# worth it or not?



## s1979j (Dec 16, 2012)

Hi guys. I am here because I have no one else I really can talk to about this without some sort of judgement . I appreciate any feedback. Just trying to make sense of things. I apologize if this gets long. 

My wife and I have been together 9 years (married 5) and have 2 kids. I have hurt her and lied to her in the past, mostly to avoid fights and save myself from confrontation and disapproval. 
During those times, I did not think it was a big deal and thought it was her overreacting. Boy was I wrong as I was to find out recently. 

I was an idiot and I say I love her but would i really do that to her previously? It hurts me how bad I acted looking back. Not a real man at all. When my wife would act out at me I would get defensive and resentful. I also do this with my family so maybe that is why I didnt notice as much. 

So anyway, my wife and I have been drifting away the last few months. She finally sat me down to talk about it a few weeks ago. In this discussion, we talked about her current feelings. She was not happy with us. I had tuned her out and in turn didnt know what she wanted. She said she felt like being single might be best for her. She also expressed feelings for another friend who she had been hanging with recently. 

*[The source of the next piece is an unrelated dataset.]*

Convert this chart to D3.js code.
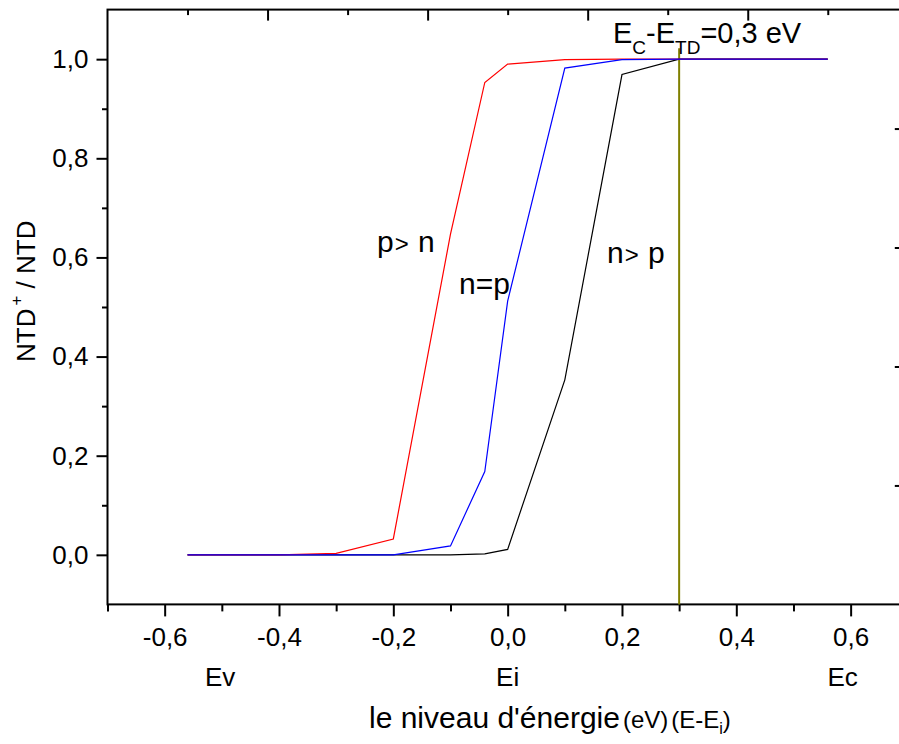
<!DOCTYPE html>
<html>
<head>
<meta charset="utf-8">
<script src="https://cdn.jsdelivr.net/npm/d3@7/dist/d3.min.js"></script>
<style>
  html, body { margin: 0; padding: 0; background: #fff; }
  svg { display: block; font-family: Arial, "Liberation Sans", Helvetica, sans-serif; }
</style>
</head>
<body>
<div id="chart"></div>
<script>
// Energy grid (eV, relative to Ei)
const energy = [-0.56, -0.4, -0.3, -0.2, -0.1, -0.04, 0.0, 0.1, 0.2, 0.3, 0.4, 0.56];

// Ionised fraction NTD+/NTD for the three doping regimes
const pGreaterN = [0, 0, 0.003, 0.032, 0.647, 0.953, 0.990, 0.999, 1.0, 1.0, 1.0, 1.0];
const nEqualP   = [0, 0, 0, 0.0, 0.018, 0.168, 0.512, 0.982, 0.999, 1.0, 1.0, 1.0];
const nGreaterP = [0, 0, 0, 0, 0, 0.002, 0.011, 0.353, 0.969, 1.0, 1.0, 1.0];

// Axis ticks
const xMajorTicks = [-0.6, -0.4, -0.2, 0.0, 0.2, 0.4, 0.6];
const xMinorTicks = [-0.7, -0.5, -0.3, -0.1, 0.1, 0.3, 0.5];
const yMajorTicks = [0.0, 0.2, 0.4, 0.6, 0.8, 1.0];
const yMinorTicks = [0.1, 0.3, 0.5, 0.7, 0.9];
const frameMajorTicks = [0.2, 0.4, 0.6, 0.8];
const frameMinorTicks = [0.1, 0.3, 0.5, 0.7, 0.9];

// Band-edge markers and trap level
const bandLabels = [
  { text: "Ev", e: -0.503 },
  { text: "Ei", e: 0.0 },
  { text: "Ec", e: 0.586 }
];
const trapLevel = 0.3;

const W = 899, H = 744;
const plotLeft = 107.5, plotRight = 907.8, plotTop = 9.6, plotBottom = 604.4;

const svg = d3.select("#chart").append("svg")
  .attr("width", W).attr("height", H);

const x = d3.scaleLinear().domain([-0.7, 0.7]).range([plotLeft, plotRight]);
const y = d3.scaleLinear().domain([-0.1, 1.1]).range([plotBottom, plotTop]);
const xs = d3.scaleLinear().domain([0, 1]).range([plotLeft, plotRight]);
const ys = d3.scaleLinear().domain([0, 1]).range([plotBottom, plotTop]);

const loc = d3.formatLocale({ decimal: ",", thousands: ".", grouping: [3], currency: ["", ""], minus: "-" });
const fmt = loc.format(".1f");

const fontSize = 26;

function styleAxis(g) {
  g.select(".domain").remove();
  g.selectAll(".tick line").attr("stroke", "#000").attr("stroke-width", 2);
  g.selectAll(".tick text").attr("fill", "#000").attr("font-size", fontSize)
    .attr("font-family", "Arial, 'Liberation Sans', sans-serif");
}

// Bottom axis
svg.append("g").attr("transform", `translate(0,${plotBottom})`)
  .call(d3.axisBottom(x).tickValues(xMajorTicks).tickSize(12).tickPadding(11.5).tickFormat(fmt))
  .call(styleAxis);
svg.append("g").attr("transform", `translate(0,${plotBottom})`)
  .call(d3.axisBottom(x).tickValues(xMinorTicks).tickSize(7).tickFormat(""))
  .call(styleAxis);

// Left axis
svg.append("g").attr("transform", `translate(${plotLeft},0)`)
  .call(d3.axisLeft(y).tickValues(yMajorTicks).tickSize(11).tickPadding(8).tickFormat(fmt))
  .call(styleAxis);
svg.append("g").attr("transform", `translate(${plotLeft},0)`)
  .call(d3.axisLeft(y).tickValues(yMinorTicks).tickSize(5.5).tickFormat(""))
  .call(styleAxis);

// Top and right frame axes (inward ticks, no labels)
svg.append("g").attr("transform", `translate(0,${plotTop})`)
  .call(d3.axisTop(xs).tickValues(frameMajorTicks).tickSize(-11).tickFormat(""))
  .call(styleAxis);
svg.append("g").attr("transform", `translate(0,${plotTop})`)
  .call(d3.axisTop(xs).tickValues(frameMinorTicks).tickSize(-5.5).tickFormat(""))
  .call(styleAxis);
svg.append("g").attr("transform", `translate(${plotRight},0)`)
  .call(d3.axisRight(ys).tickValues(frameMajorTicks).tickSize(-13).tickFormat(""))
  .call(styleAxis);
svg.append("g").attr("transform", `translate(${plotRight},0)`)
  .call(d3.axisRight(ys).tickValues(frameMinorTicks).tickSize(-6).tickFormat(""))
  .call(styleAxis);

// Frame
svg.append("rect")
  .attr("x", plotLeft).attr("y", plotTop)
  .attr("width", plotRight - plotLeft).attr("height", plotBottom - plotTop)
  .attr("fill", "none").attr("stroke", "#000").attr("stroke-width", 2);

// Trap level marker
svg.append("line")
  .attr("x1", x(trapLevel)).attr("x2", x(trapLevel))
  .attr("y1", y(-0.1)).attr("y2", y(1.022))
  .attr("stroke", "#808000").attr("stroke-width", 2);

// Curves
const line = d3.line().x(d => x(d[0])).y(d => y(d[1]));
const series = [
  { values: nGreaterP, color: "#000000" },
  { values: pGreaterN, color: "#ff0000" },
  { values: nEqualP,   color: "#0000ff" }
];
series.forEach(s => {
  svg.append("path")
    .datum(energy.map((e, i) => [e, s.values[i]]))
    .attr("d", line)
    .attr("fill", "none")
    .attr("stroke", s.color)
    .attr("stroke-width", 1.2);
});

// Curve labels
function regimeLabel(xp, yp, a, b) {
  const t = svg.append("text").attr("x", xp).attr("y", yp)
    .attr("font-size", 30).attr("fill", "#000");
  t.append("tspan").text(a);
  t.append("tspan").attr("font-size", 24).attr("dx", 1).text(">");
  t.append("tspan").attr("dx", 1).text("\u00a0" + b);
}
regimeLabel(377, 252, "p", "n");
regimeLabel(607, 263, "n", "p");
svg.append("text").attr("x", 459).attr("y", 294)
  .attr("font-size", 30).attr("fill", "#000").text("n=p");

// Trap level annotation
const ann = svg.append("text").attr("x", 613).attr("y", 43)
  .attr("font-size", 29).attr("fill", "#000");
ann.append("tspan").text("E");
ann.append("tspan").attr("font-size", 19).attr("dy", 10.5).text("C");
ann.append("tspan").attr("dy", -10.5).text("-E");
ann.append("tspan").attr("font-size", 19).attr("dy", 10.5).text("TD");
ann.append("tspan").attr("dy", -10.5).text("=0,3 eV");

// Band edge labels
svg.selectAll("text.band").data(bandLabels).join("text")
  .attr("class", "band")
  .attr("x", d => x(d.e)).attr("y", 686)
  .attr("text-anchor", "middle")
  .attr("font-size", fontSize).attr("fill", "#000")
  .text(d => d.text);

// X axis title
const xt = svg.append("text").attr("x", 369).attr("y", 728)
  .attr("font-size", 30).attr("fill", "#000");
xt.append("tspan").text("le niveau d'énergie");
xt.append("tspan").attr("font-size", 24).attr("dx", 3).text("(eV)");
xt.append("tspan").attr("font-size", 24).attr("dx", 3).text("(E-E");
xt.append("tspan").attr("font-size", 16).attr("dy", 6).text("i");
xt.append("tspan").attr("font-size", 24).attr("dy", -6).text(")");

// Y axis title
const yt = svg.append("text")
  .attr("transform", "translate(35,362) rotate(-90)")
  .attr("font-size", fontSize).attr("fill", "#000");
yt.append("tspan").text("NTD");
yt.append("tspan").attr("font-size", 17).attr("dx", 3).attr("dy", -13).text("+");
yt.append("tspan").attr("dy", 13).text(" / NTD");
</script>
</body>
</html>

In short, this talk shook my world. I immediately started reading a book that I think has given me a new outlook on life. It REALLY opened my eyes to what I was doing and it gave me extreme confidence I could change my behaviors that were shutting her out at those times. Over the last few weeks I have experienced nearly every emotion as we go through this. We had another fight (which had me being desperate for her to continue trying) and I have also expressed my feelings on the other guy. In between the fights and the mistrust, I have done some really sweet things for her. It has been very up and down. I even gave her the analogy of a roller coaster with bad support beams 

Long story short, with this new outlook, I realize how much I missed out on things and how much I hurt her. It is the most terrible feeling. Without the real intimacy either, I have never felt more alone in this relationship. I guess this is maybe what she was going through when I had hurt her previously. On the plus side I have lost about 15 lbs from not eating from the stress 

After my latest romantic gesture today ( a slideshow video recapping how awesome she is set to a song that fits my feelings perfectly) it kind of sent mixed messages to her as she thought I was mad at her (which I kind of was, we had a little talk about 30 minutes before I did this gesture) I can explain more of that later. 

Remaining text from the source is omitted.